The natural breaks (or Jenks)A choropleth mapping technique that places class breaks in gaps between clusters of values. classification method utilizes an algorithm to group values in classes that are separated by distinct break points. This method is best used with data that is unevenly distributed but not skewed toward either end of the distribution. Figure 6.21 "Natural Breaks" shows the natural breaks classification for the 1997 US county population density data. One potential disadvantage is that this method can create classes that contain widely varying number ranges. Accordingly, class 1 is characterized by a range of just over 150,000, while class 5 is characterized by a range of over 6,000,000. In cases like this, it is often useful to either “tweak” the classes following the classification effort or to change the labels to some ordinal scale such as “small, medium, or large.” The latter example, in particular, can result in a map that is more comprehensible to the viewer. A second disadvantage is the fact that it can be difficult to compare two or more maps created with the natural breaks classification method because the class ranges are so very specific to each dataset. In these cases, datasets that may not be overly disparate may appear so in the output graphic.

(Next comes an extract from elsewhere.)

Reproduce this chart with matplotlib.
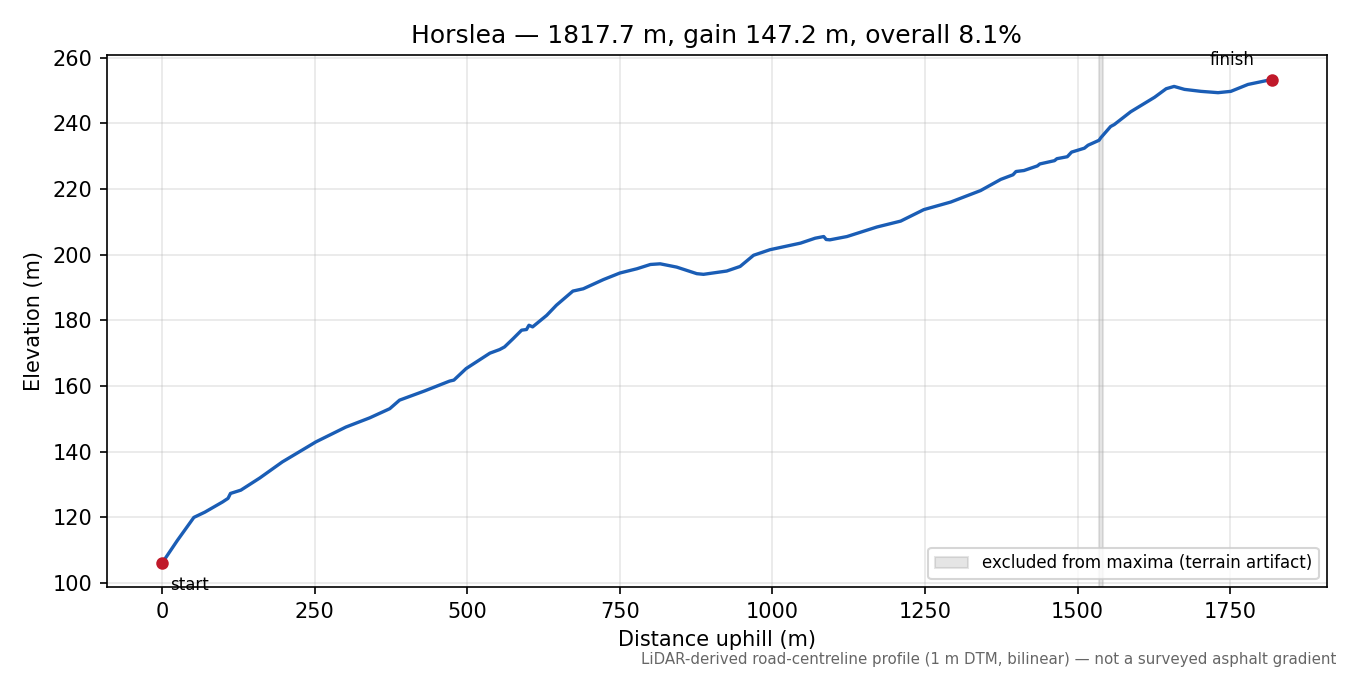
import matplotlib
matplotlib.use("Agg")
import matplotlib.pyplot as plt

# profile, distance (m) and elevation (m)
distance = [0, 25, 52, 70, 99, 108, 112, 129, 160, 197, 225, 252, 301, 340,
            373, 389, 430, 471, 478, 498, 537, 553, 561, 575, 589, 597, 601,
            607, 630, 646, 673, 690, 723, 750, 778, 800, 816, 843, 876, 887,
            925, 947, 969, 996, 1046, 1070, 1084, 1088, 1094, 1122, 1171, 1210,
            1248, 1292, 1341, 1374, 1394, 1399, 1412, 1434, 1438, 1462, 1466,
            1483, 1490, 1511, 1517, 1535, 1538, 1554, 1560, 1587, 1626, 1645,
            1658, 1675, 1702, 1730, 1751, 1779, 1817.7]
elevation = [106.1, 113.0, 120.0, 121.6, 124.7, 125.8, 127.3, 128.3, 132.0,
             136.9, 140.0, 143.0, 147.5, 150.3, 153.1, 155.7, 158.5, 161.5,
             161.8, 165.3, 170.0, 171.1, 171.9, 174.4, 177.0, 177.2, 178.5,
             178.0, 181.5, 184.6, 188.9, 189.6, 192.4, 194.4, 195.7, 197.0,
             197.2, 196.2, 194.2, 194.0, 195.0, 196.4, 199.8, 201.5, 203.5,
             205.0, 205.5, 204.6, 204.5, 205.5, 208.4, 210.2, 213.7, 216.0,
             219.5, 222.9, 224.3, 225.3, 225.6, 227.0, 227.6, 228.6, 229.2,
             229.8, 231.2, 232.4, 233.3, 234.8, 235.6, 239.0, 239.6, 243.5,
             247.9, 250.5, 251.2, 250.3, 249.7, 249.3, 249.7, 251.8, 253.3]

artifact_start = 1535
artifact_end = 1541

fig, ax = plt.subplots(figsize=(9, 4.5), dpi=150)
fig.subplots_adjust(left=0.079, right=0.983, top=0.918, bottom=0.13)

ax.plot(distance, elevation, color="#1a5db5", lw=1.6)
ax.axvspan(artifact_start, artifact_end, color="0.5", alpha=0.2,
           label="excluded from maxima (terrain artifact)")

ax.plot(distance[0], elevation[0], "o", color="#c0192a", ms=5, zorder=5)
ax.plot(distance[-1], elevation[-1], "o", color="#c0192a", ms=5, zorder=5)
ax.annotate("start", (distance[0], elevation[0]), xytext=(4, -6),
            textcoords="offset points", ha="left", va="top", fontsize=8)
ax.annotate("finish", (distance[-1], elevation[-1]), xytext=(-8, 5),
            textcoords="offset points", ha="right", va="bottom", fontsize=8)

gain = elevation[-1] - elevation[0]
length = distance[-1]
ax.set_title("Horslea \u2014 %.1f m, gain %.1f m, overall %.1f%%"
             % (length, gain, gain / length * 100), fontsize=12)
ax.set_xlabel("Distance uphill (m)")
ax.set_ylabel("Elevation (m)")
ax.grid(True, alpha=0.3)
ax.legend(loc="lower right", fontsize=8)

fig.text(0.99, 0.012, "LiDAR-derived road-centreline profile (1 m DTM, bilinear) \u2014 "
         "not a surveyed asphalt gradient", ha="right", va="bottom",
         fontsize=7.2, color="0.4")

fig.savefig("out.png")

Figure 6.21 Natural Breaks

Finally, the standard deviation classification method forms each class by adding and subtracting the standard deviation from the mean of the dataset. The method is best suited to be used with data that conforms to a normal distribution. In the county population example, the mean is 85,108, and the standard deviation is 277,080. Therefore, as can be seen in the legend of Figure 6.22 "Standard Deviation", the central class contains values within a 0.5 standard deviation of the mean, while the upper and lower classes contain values that are 0.5 or more standard deviations above or below the mean, respectively.

Figure 6.22 Standard Deviation

In conclusion, there are several viable data classification methodologies that can be applied to choropleth maps. Although other methods are available (e.g., equal area, optimal), those outlined here represent the most commonly used and widely available. Each of these methods presents the data in a different fashion and highlights different aspects of the trends in the dataset. Indeed, the classification methodology, as well as the number of classes utilized, can result in very widely varying interpretations of the dataset. It is incumbent upon you, the cartographer, to select the method that best suits the needs of the study and presents the data in as meaningful and transparent a way as possible.

Key Takeaways

Choropleth maps are thematic maps shaded with graduated colors to represent some statistical variable of interest.
Four methods for classifying data presented here include equal intervals, quartile, natural breaks, and standard deviation. These methods convey certain advantages and disadvantages when visualizing a variable of interest.

Exercises

Given the choropleth maps presented in this chapter, which do you feel best represents the dataset? Why?
Go online and describe two other data classification methods available to GIS users.
For the table of thirty data values created in Section 6.1 "Descriptions and Summaries", Exercise 1, determine the data ranges for each class as if you were creating both equal interval and quantile classification schemes.